All three external powers backing and funding the insurgents against Assad decided to do so in order to get a new regime that would not oppose their energy interests, in particular the plan to build more gas pipelines to EU states, to export Qatari liquefied natural gas ( LNG ) and reduce dependence on Iran and Russia.

Energy geopolitics is a prime determiner of  the relations between states in the early twenty first century as the race is on to control supplies that are not keeping pace with the burgeoning demand. States haunted by the prospect of their decline such as Britain and France have been the most aggressive in struggling to retain influence.

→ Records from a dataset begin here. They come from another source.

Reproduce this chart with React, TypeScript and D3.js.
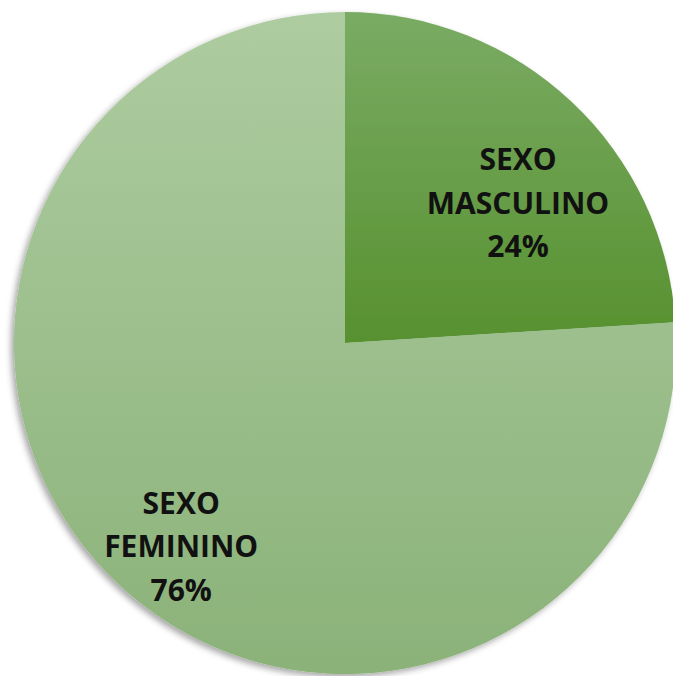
import React from "react";
import * as d3 from "d3";

// Data
const categories = ["SEXO MASCULINO", "SEXO FEMININO"];
const values = [24, 76];
const labelLines = [
  ["SEXO", "MASCULINO", "24%"],
  ["SEXO", "FEMININO", "76%"],
];
const gradients = [
  ["#7aab64", "#57912f"],
  ["#adcca0", "#8bb279"],
];

const W = 673;
const H = 676;
const cx = 345;
const cy = 343;
const radius = 331;

const App = () => {
  const pie = d3
    .pie<number>()
    .sort(null)
    .value((d) => d);
  const arcs = pie(values);
  const arc = d3.arc<d3.PieArcDatum<number>>().innerRadius(0).outerRadius(radius);

  // label position: angle/radius tweaks relative to slice middle
  const labelArc = [
    { r: 222, shift: 8 * (Math.PI / 180) },
    { r: 262, shift: -4.5 * (Math.PI / 180) },
  ];

  return (
    <svg
      width={W}
      height={H}
      style={{ position: "absolute", left: 0, top: 0, background: "#fff" }}
    >
      <defs>
        {gradients.map((g, i) => (
          <linearGradient key={i} id={`grad${i}`} x1="0" y1="0" x2="0" y2="1">
            <stop offset="0%" stopColor={g[0]} />
            <stop offset="100%" stopColor={g[1]} />
          </linearGradient>
        ))}
        <filter id="shadow" x="-10%" y="-10%" width="120%" height="120%">
          <feDropShadow dx={-3} dy={3} stdDeviation={3} floodColor="#000" floodOpacity={0.35} />
        </filter>
      </defs>
      <g transform={`translate(${cx},${cy})`} filter="url(#shadow)">
        {arcs.map((a, i) => (
          <path key={categories[i]} d={arc(a) || ""} fill={`url(#grad${i})`} />
        ))}
      </g>
      <g transform={`translate(${cx},${cy})`}>
        {arcs.map((a, i) => {
          const mid = (a.startAngle + a.endAngle) / 2 + labelArc[i].shift;
          const x = labelArc[i].r * Math.sin(mid);
          const y = -labelArc[i].r * Math.cos(mid);
          return (
            <text
              key={categories[i]}
              textAnchor="middle"
              fontFamily="'Open Sans', sans-serif"
              fontWeight="bold"
              fontSize={30}
              fill="#111"
            >
              {labelLines[i].map((l, j) => (
                <tspan key={j} x={x} y={y + (j - 1) * 43.5 + 10}>
                  {l}
                </tspan>
              ))}
            </text>
          );
        })}
      </g>
    </svg>
  );
};

export default App;
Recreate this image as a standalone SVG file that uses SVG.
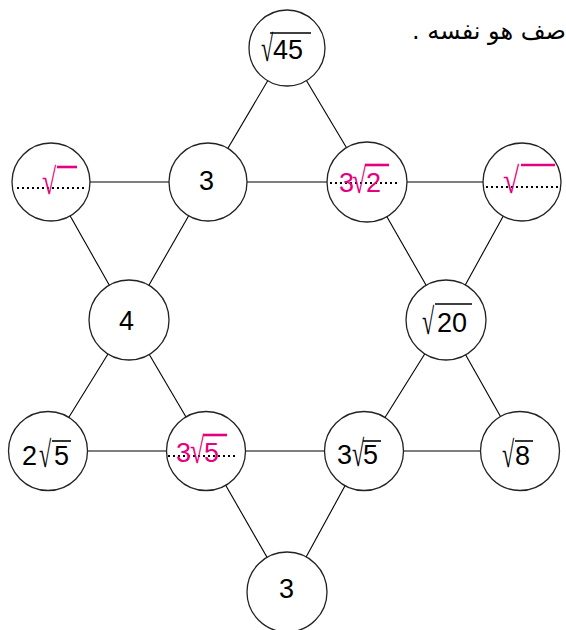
<svg xmlns="http://www.w3.org/2000/svg" width="566" height="630" viewBox="0 0 566 630">
<style>
.e{stroke:#000;stroke-width:1.1;fill:none}
.c{fill:#fff;stroke:#222;stroke-width:1.3}
.t{font-family:"Liberation Sans",Arial,sans-serif;font-size:27px;fill:#000}
.r{font-family:"Liberation Serif","DejaVu Serif",serif;font-size:37px;fill:#000}
.p{fill:#E6007E}
.vb{stroke:#000;stroke-width:1.6}
.vp{stroke:#E6007E;stroke-width:2.6}
.dot{stroke:#000;stroke-width:2.2;stroke-dasharray:2 3;fill:none}
.ar{font-family:"DejaVu Sans","Noto Sans",sans-serif;font-size:24px;fill:#000}
</style>
<g id="connectors">
<line class="e" x1="287" y1="48" x2="208" y2="182"/>
<line class="e" x1="287" y1="48" x2="367" y2="182"/>
<line class="e" x1="51" y1="182" x2="208" y2="182"/>
<line class="e" x1="208" y1="182" x2="367" y2="182"/>
<line class="e" x1="367" y1="182" x2="522" y2="182"/>
<line class="e" x1="208" y1="182" x2="129" y2="320"/>
<line class="e" x1="51" y1="182" x2="129" y2="320"/>
<line class="e" x1="367" y1="182" x2="446" y2="320"/>
<line class="e" x1="522" y1="182" x2="446" y2="320"/>
<line class="e" x1="129" y1="320" x2="48" y2="451"/>
<line class="e" x1="129" y1="320" x2="206" y2="451"/>
<line class="e" x1="446" y1="320" x2="364" y2="451"/>
<line class="e" x1="446" y1="320" x2="520" y2="451"/>
<line class="e" x1="48" y1="451" x2="206" y2="451"/>
<line class="e" x1="206" y1="451" x2="364" y2="451"/>
<line class="e" x1="364" y1="451" x2="520" y2="451"/>
<line class="e" x1="206" y1="451" x2="287" y2="592"/>
<line class="e" x1="364" y1="451" x2="287" y2="592"/>
</g>
<text class="ar" x="566" y="39" direction="rtl" text-anchor="start">صف هو نفسه .</text>
<g id="n_top">
<circle class="c" cx="287" cy="48" r="38"/>
<text class="r" transform="translate(261,61) scale(0.6,1)">√</text>
<line class="vb" x1="270" y1="33" x2="311" y2="33"/>
<text class="t" x="273" y="59">45</text>
</g>
<g id="n_l1">
<circle class="c" cx="51" cy="182" r="39"/>
<line class="dot" x1="17" y1="188" x2="84" y2="188"/>
<text class="r p" transform="translate(42,194) scale(0.7,1)" font-weight="bold">√</text>
<line class="vp" x1="57" y1="167" x2="77" y2="167"/>
</g>
<g id="n_3a">
<circle class="c" cx="208" cy="182" r="39"/>
<text class="t" x="206.5" y="190" text-anchor="middle">3</text>
</g>
<g id="n_32">
<circle class="c" cx="367" cy="182" r="40"/>
<line class="dot" x1="330" y1="183" x2="398" y2="183"/>
<text class="t p" x="339" y="192">3</text>
<text class="r p" transform="translate(352,193) scale(0.7,1)" font-weight="bold">√</text>
<line class="vp" x1="365" y1="165" x2="389" y2="165"/>
<text class="t p" x="366" y="192">2</text>
</g>
<g id="n_r1">
<circle class="c" cx="522" cy="182" r="39"/>
<line class="dot" x1="486" y1="187" x2="558" y2="187"/>
<text class="r p" transform="translate(503,193) scale(0.8,1)" font-weight="bold">√</text>
<line class="vp" x1="521" y1="165" x2="555" y2="165"/>
</g>
<g id="n_4">
<circle class="c" cx="129" cy="320" r="40"/>
<text class="t" x="126.5" y="330" text-anchor="middle">4</text>
</g>
<g id="n_20">
<circle class="c" cx="446" cy="320" r="40"/>
<text class="r" transform="translate(422,334) scale(0.6,1)">√</text>
<line class="vb" x1="435" y1="304" x2="472" y2="304"/>
<text class="t" x="437" y="332">20</text>
</g>
<g id="n_25">
<circle class="c" cx="48" cy="451" r="39.5"/>
<text class="t" x="22" y="465">2</text>
<text class="r" transform="translate(39,467) scale(0.6,1)">√</text>
<line class="vb" x1="52" y1="441" x2="71" y2="441"/>
<text class="t" x="54" y="465">5</text>
</g>
<g id="n_35p">
<circle class="c" cx="206" cy="451" r="39.5"/>
<line class="dot" x1="168" y1="456" x2="238" y2="456"/>
<text class="t p" x="176" y="462">3</text>
<text class="r p" transform="translate(190,463) scale(0.7,1)" font-weight="bold">√</text>
<line class="vp" x1="203" y1="435" x2="227" y2="435"/>
<text class="t p" x="204" y="462">5</text>
</g>
<g id="n_35">
<circle class="c" cx="364" cy="451" r="39.5"/>
<text class="t" x="337" y="464">3</text>
<text class="r" transform="translate(352,466) scale(0.6,1)">√</text>
<line class="vb" x1="363" y1="441" x2="381" y2="441"/>
<text class="t" x="363" y="464">5</text>
</g>
<g id="n_8">
<circle class="c" cx="520" cy="451" r="39.5"/>
<text class="r" transform="translate(502,467) scale(0.6,1)">√</text>
<line class="vb" x1="515" y1="441" x2="533" y2="441"/>
<text class="t" x="515" y="465">8</text>
</g>
<g id="n_bot">
<circle class="c" cx="287" cy="592" r="40"/>
<text class="t" x="286.5" y="598" text-anchor="middle">3</text>
</g>
</svg>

Part of this is post-imperial hubris but that ties together with both these states role as large arms providers to Middle Eastern states such as Qatar and Saudi Arabia. The BG group has major interests in exploiting Egyptian gas reserves ( hence the mealy mouthed denunciations of SCAF for their bloody coup d' etat ).

The problem with Syria, from France and Britain's perspective, is that he occupies a piece of strategic land through which Iran wants to extend its energy interests no less than Russia which has leased a naval port in Tarsous through which it can protect its energy interests in the Levant with new discoveries of undersea gas.

But Russia also seeks to guarantee the potential "Islamic pipeline' that would, in any post-civil war Syria, be built from the South Pars gas field that Iran shares with Qatar through Iraq and Syria to the Mediterranean. That would cut the power of Qatar and Turkey as energy providers to the EU.

Despite the immediate crisis having diminished since September 2013, the longer term potential for intractable conflict remains. More than that, there is evidence that radicalised Muslims are going to and fro from Western nations to Syria to become hardened jihadists and who might carry out attacks there.

There is evidence that the secret services have been prepared to use these jihadists as 'assets' in the past from Afghanistan, to Azerbaijan, Bosnia and Kosovo in order to further energy interests. The prospect of 'blowback' being visited upon Britain and France is a lethal consequence of this New Great Game.